Dataset content:
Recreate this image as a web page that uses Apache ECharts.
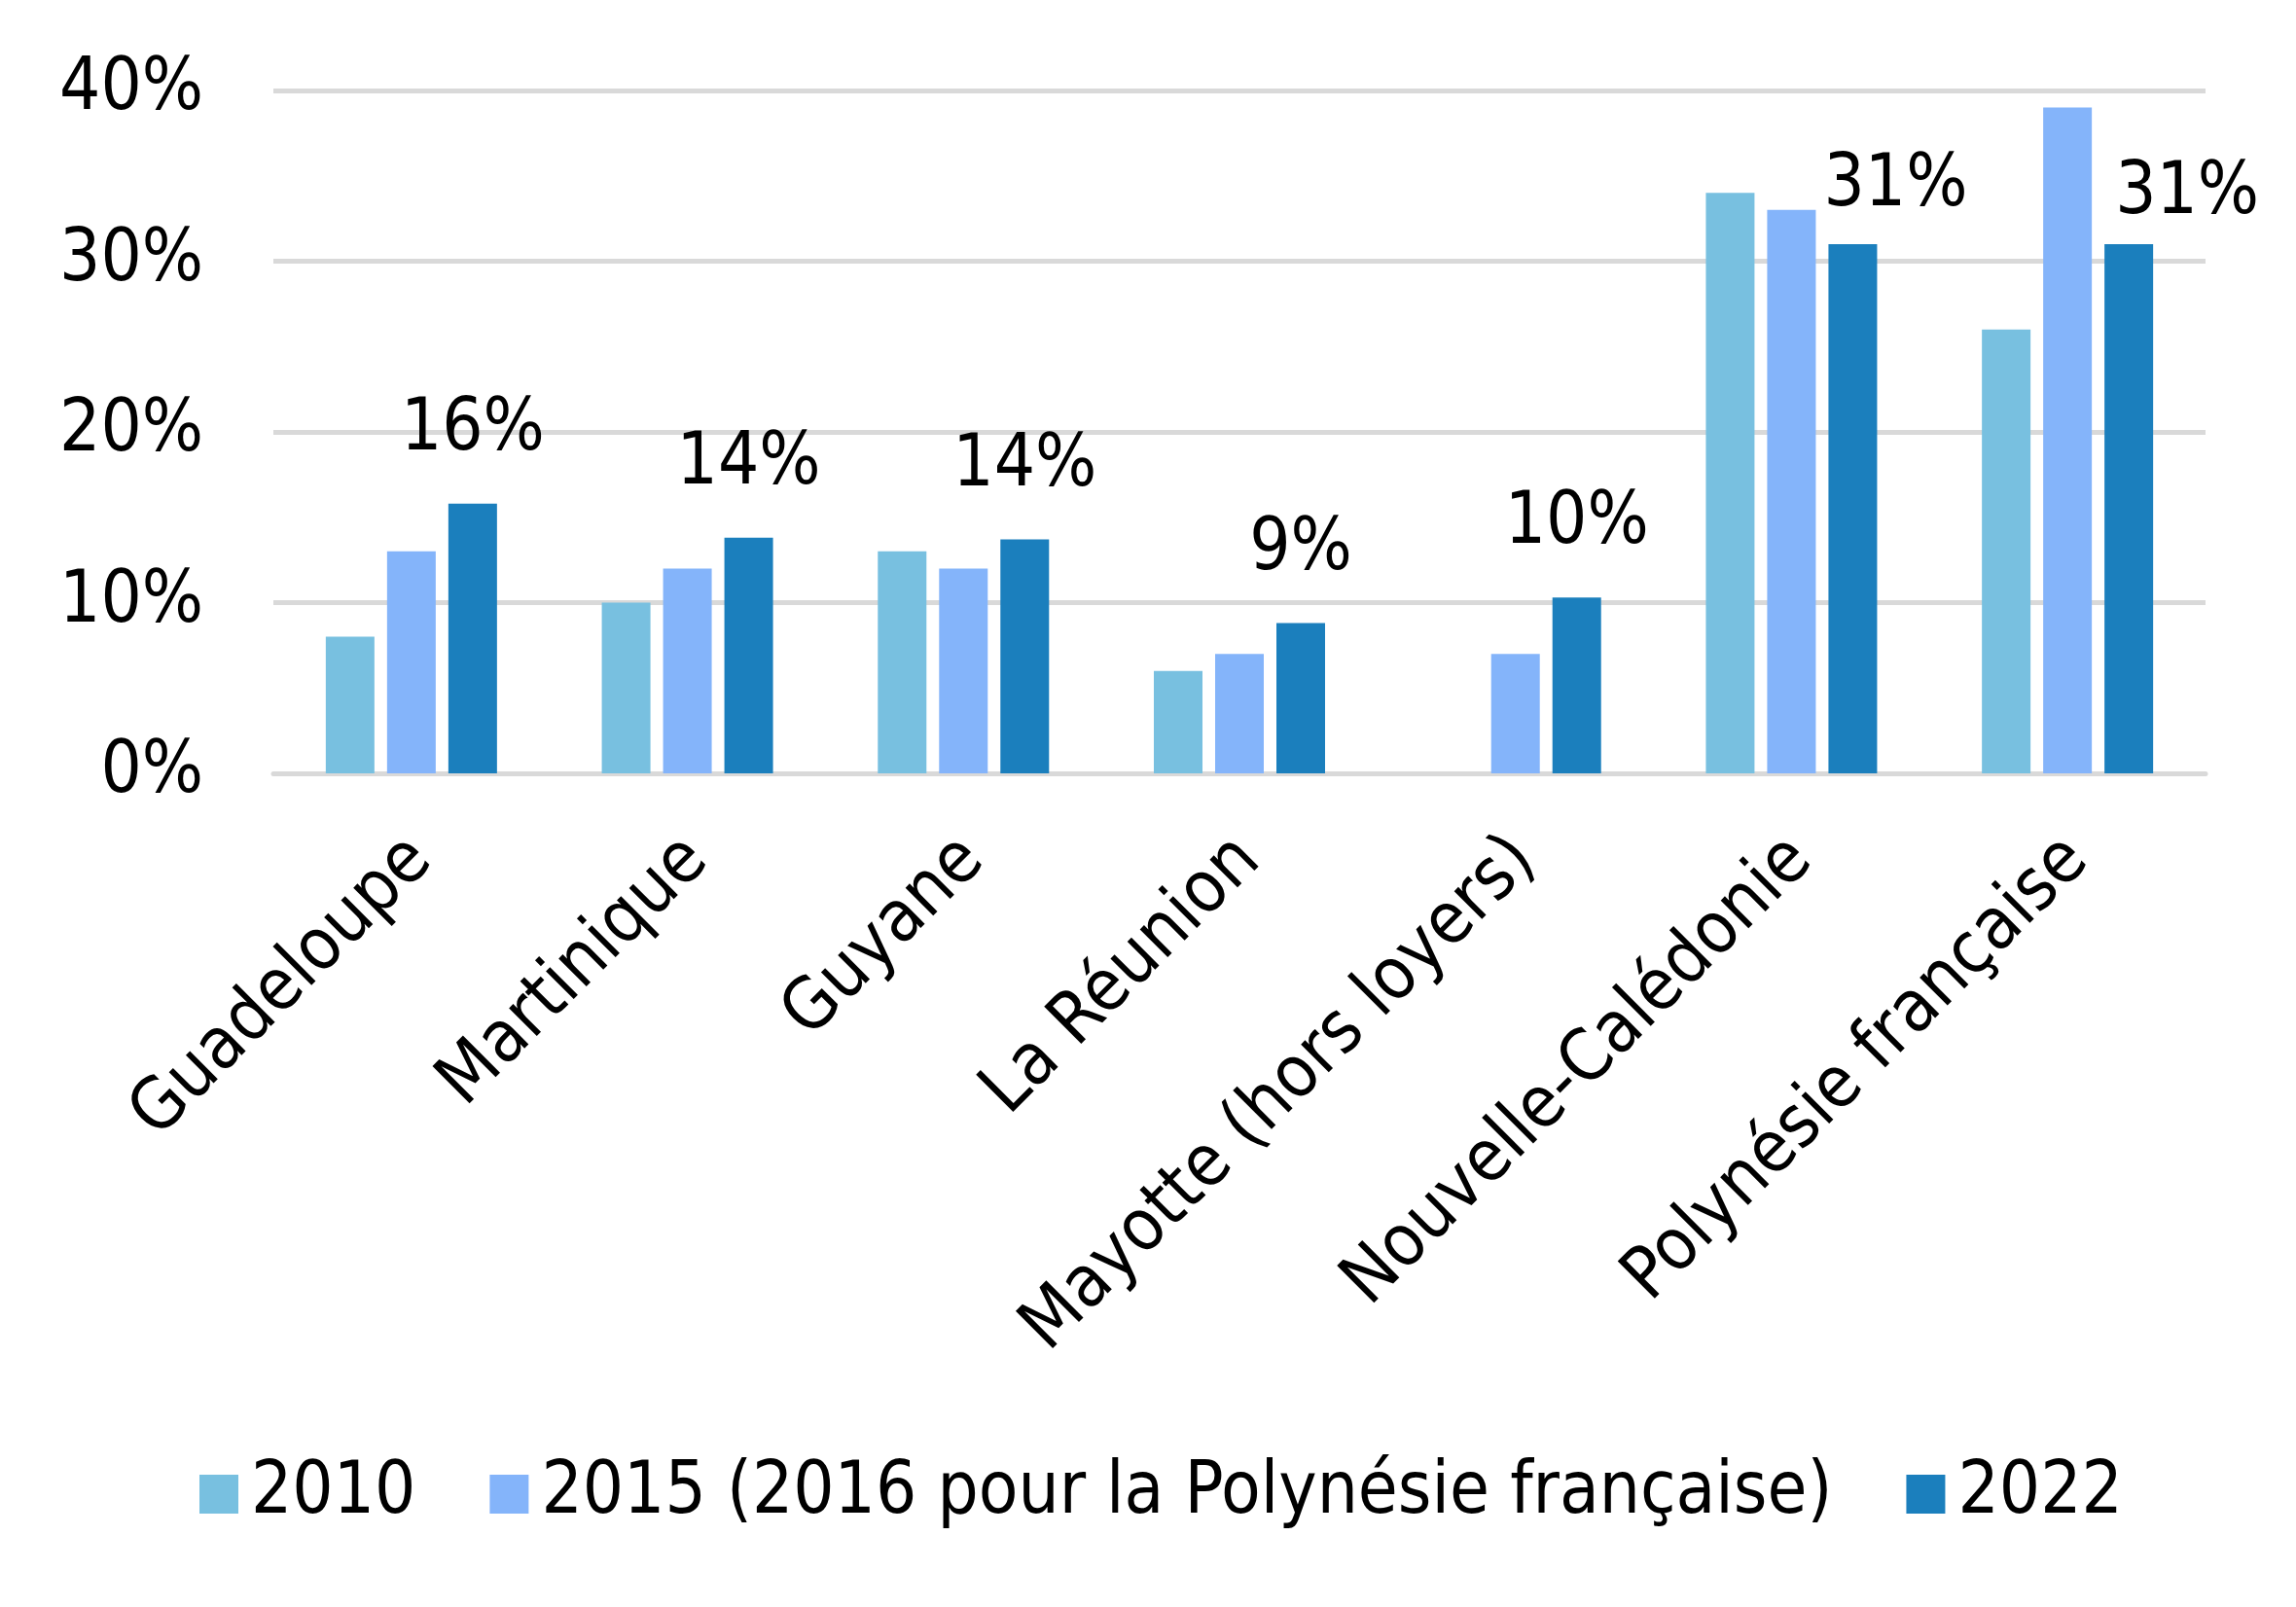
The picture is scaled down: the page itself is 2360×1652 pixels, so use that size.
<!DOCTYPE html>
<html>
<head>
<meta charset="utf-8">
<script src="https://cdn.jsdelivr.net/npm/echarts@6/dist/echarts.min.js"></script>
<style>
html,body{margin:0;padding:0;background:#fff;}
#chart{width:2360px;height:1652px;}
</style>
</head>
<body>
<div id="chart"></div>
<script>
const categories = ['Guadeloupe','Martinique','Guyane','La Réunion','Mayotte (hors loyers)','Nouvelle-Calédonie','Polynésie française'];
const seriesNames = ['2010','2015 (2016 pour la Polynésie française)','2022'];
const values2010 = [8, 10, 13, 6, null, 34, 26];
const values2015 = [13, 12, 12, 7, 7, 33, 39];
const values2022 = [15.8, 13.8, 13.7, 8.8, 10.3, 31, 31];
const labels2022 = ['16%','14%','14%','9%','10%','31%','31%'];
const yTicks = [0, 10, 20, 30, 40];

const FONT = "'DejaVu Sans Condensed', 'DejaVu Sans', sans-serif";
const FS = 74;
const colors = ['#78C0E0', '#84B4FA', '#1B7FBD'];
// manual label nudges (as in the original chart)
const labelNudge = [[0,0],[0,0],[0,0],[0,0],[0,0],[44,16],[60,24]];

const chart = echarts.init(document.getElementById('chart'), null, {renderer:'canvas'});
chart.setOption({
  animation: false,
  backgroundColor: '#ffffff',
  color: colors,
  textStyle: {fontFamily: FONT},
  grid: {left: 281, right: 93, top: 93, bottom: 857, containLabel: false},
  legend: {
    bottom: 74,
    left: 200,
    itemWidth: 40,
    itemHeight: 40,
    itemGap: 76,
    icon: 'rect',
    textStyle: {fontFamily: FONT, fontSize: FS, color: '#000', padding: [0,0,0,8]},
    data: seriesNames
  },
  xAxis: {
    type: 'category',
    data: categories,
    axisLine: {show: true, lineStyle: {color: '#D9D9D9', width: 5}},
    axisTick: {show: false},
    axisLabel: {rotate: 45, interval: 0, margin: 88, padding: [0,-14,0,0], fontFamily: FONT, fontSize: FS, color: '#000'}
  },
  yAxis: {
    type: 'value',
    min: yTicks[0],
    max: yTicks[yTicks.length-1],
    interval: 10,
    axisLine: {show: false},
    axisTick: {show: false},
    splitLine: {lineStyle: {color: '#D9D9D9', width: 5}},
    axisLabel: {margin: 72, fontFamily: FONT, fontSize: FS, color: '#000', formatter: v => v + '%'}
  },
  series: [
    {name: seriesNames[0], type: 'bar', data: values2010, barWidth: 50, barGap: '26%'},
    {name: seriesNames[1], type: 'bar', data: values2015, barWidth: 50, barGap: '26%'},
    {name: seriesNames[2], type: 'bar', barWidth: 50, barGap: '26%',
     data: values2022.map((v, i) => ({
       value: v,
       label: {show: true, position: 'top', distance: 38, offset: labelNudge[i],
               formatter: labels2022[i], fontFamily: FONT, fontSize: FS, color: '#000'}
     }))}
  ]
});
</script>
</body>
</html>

Direction:
From the material above, reproduce everything verbatim except the pictures.

Response to the exercise:
Recreate this image as a web page that uses Apache ECharts.
The picture is scaled down: the page itself is 2360×1652 pixels, so use that size.
<!DOCTYPE html>
<html>
<head>
<meta charset="utf-8">
<script src="https://cdn.jsdelivr.net/npm/echarts@6/dist/echarts.min.js"></script>
<style>
html,body{margin:0;padding:0;background:#fff;}
#chart{width:2360px;height:1652px;}
</style>
</head>
<body>
<div id="chart"></div>
<script>
const categories = ['Guadeloupe','Martinique','Guyane','La Réunion','Mayotte (hors loyers)','Nouvelle-Calédonie','Polynésie française'];
const seriesNames = ['2010','2015 (2016 pour la Polynésie française)','2022'];
const values2010 = [8, 10, 13, 6, null, 34, 26];
const values2015 = [13, 12, 12, 7, 7, 33, 39];
const values2022 = [15.8, 13.8, 13.7, 8.8, 10.3, 31, 31];
const labels2022 = ['16%','14%','14%','9%','10%','31%','31%'];
const yTicks = [0, 10, 20, 30, 40];

const FONT = "'DejaVu Sans Condensed', 'DejaVu Sans', sans-serif";
const FS = 74;
const colors = ['#78C0E0', '#84B4FA', '#1B7FBD'];
// manual label nudges (as in the original chart)
const labelNudge = [[0,0],[0,0],[0,0],[0,0],[0,0],[44,16],[60,24]];

const chart = echarts.init(document.getElementById('chart'), null, {renderer:'canvas'});
chart.setOption({
  animation: false,
  backgroundColor: '#ffffff',
  color: colors,
  textStyle: {fontFamily: FONT},
  grid: {left: 281, right: 93, top: 93, bottom: 857, containLabel: false},
  legend: {
    bottom: 74,
    left: 200,
    itemWidth: 40,
    itemHeight: 40,
    itemGap: 76,
    icon: 'rect',
    textStyle: {fontFamily: FONT, fontSize: FS, color: '#000', padding: [0,0,0,8]},
    data: seriesNames
  },
  xAxis: {
    type: 'category',
    data: categories,
    axisLine: {show: true, lineStyle: {color: '#D9D9D9', width: 5}},
    axisTick: {show: false},
    axisLabel: {rotate: 45, interval: 0, margin: 88, padding: [0,-14,0,0], fontFamily: FONT, fontSize: FS, color: '#000'}
  },
  yAxis: {
    type: 'value',
    min: yTicks[0],
    max: yTicks[yTicks.length-1],
    interval: 10,
    axisLine: {show: false},
    axisTick: {show: false},
    splitLine: {lineStyle: {color: '#D9D9D9', width: 5}},
    axisLabel: {margin: 72, fontFamily: FONT, fontSize: FS, color: '#000', formatter: v => v + '%'}
  },
  series: [
    {name: seriesNames[0], type: 'bar', data: values2010, barWidth: 50, barGap: '26%'},
    {name: seriesNames[1], type: 'bar', data: values2015, barWidth: 50, barGap: '26%'},
    {name: seriesNames[2], type: 'bar', barWidth: 50, barGap: '26%',
     data: values2022.map((v, i) => ({
       value: v,
       label: {show: true, position: 'top', distance: 38, offset: labelNudge[i],
               formatter: labels2022[i], fontFamily: FONT, fontSize: FS, color: '#000'}
     }))}
  ]
});
</script>
</body>
</html>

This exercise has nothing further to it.